I. For each specific model, there should be an own folder within the DART root models folder. In this folder there is a model_mod.f90, which contains the model specific subroutines necessary for a DART run.

At the beginning of this file there should be the following line:

integer, parameter :: model_size = [number]

The number here should be the number of variables in the vector. So for example if there were three state variables, then the line should look like this:

integer, parameter :: model_size = 3

This number should also be changed to match with any of the other executables called during the run as indicated by the list above.

  1. In the DART root, there should be a folder named obs_kind, which contains a file called DEFAULT_obs_kind_mod.F90. It is important to note that all changes should be done to this file instead of obs_kind_mod.f90, as during compilation DART creates obs_kind_mod.f90 from DEFAULT_obs_kind_mod.F90. This program file contains all the defined observation types used by DART and numbers them for easier reference later. Different types are classified according to observation instrument or relevant observation phenomenon. Adding a new type only requires finding an unused number and starting a new identifying line with the following:

integer, parameter, public :: & KIND_…

Note that the observation kind should always be easy to understand, so avoid using unnecessary acronyms. For example, when adding an observation type for Leaf Area Index, it would look like below:

integer, parameter, public :: & KIND_LEAF_AREA_INDEX = [number]

  1. In the DART root, there should be a folder named obs_def, which contains several files starting with obs_def_. There files contain the different available observation kinds classified either according to observation instrument or observable system. Each file starts with the line

! BEGIN DART PREPROCESS KIND LIST

And end with line

! END DART PREPROCESS KIND LIST

The lines between these two should contain

! The desired observation reference, the observation type, COMMON_CODE.

For example, for observations relating to phenology, I have created a file called obs_def_phen_mod.f90. In this file I define the Leaf Area Index observations in the following way.

! BEGIN DART PREPROCESS KIND LIST ! LAI, TYPE_LEAF_AREA_INDEX, COMMON_CODE ! END DART PREPROCESS KIND LIST

Note that the exclamation marks are necessary for the file.

  1. In the model specific folder, in the work subfolder there is a namelist file input.nml. This contains all the run specific information for DART. In it, there is a subtitle &preprocess, under which there is a line

input_files = ‘….’

This input_files sections must be set to refer to the obs_def file created in step III. The input files can contain references to multiple obs_def files if necessary.

As an example, the reference to the obs_def_phen_mod.f90 would look like input_files = ‘../../../obs_def/obs_def_phen_mod.f90’

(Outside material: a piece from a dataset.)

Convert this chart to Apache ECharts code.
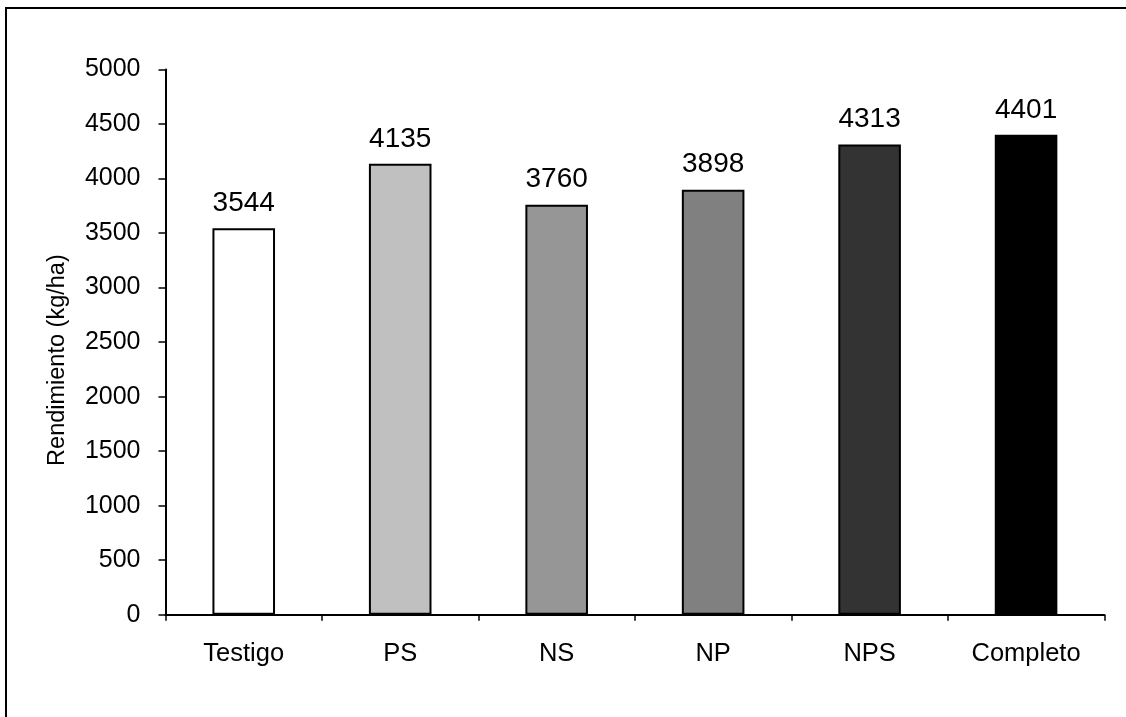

V. Finally, as an optional step, the different values in state vector can be typed. In model_mod, referred to in step I, there is a subroutine get_state_meta_data. In it, there is an input variable index_in, which refers to the vector component. So for instance for the second component of the vector index_in would be 2. If this is done, the variable kind has to be also included at the beginning of the model_mod.f90 file, at the section which begins

use obs_kind_mod, only ::

The location of the variable can be set, but for a 0-dimensional model we are discussing here, this is not necessary.

Here, though, it is possible to set the variable types by including the following line

if(index_in .eq. [number]) var_type = [One of the variable kinds set in step II]

  1. If the length of the state vector is changed, it is important that the script ran with DART produces a vector of that length. Change appropriately if necessary.

After these steps, DART should be able to run with the state vector of interest.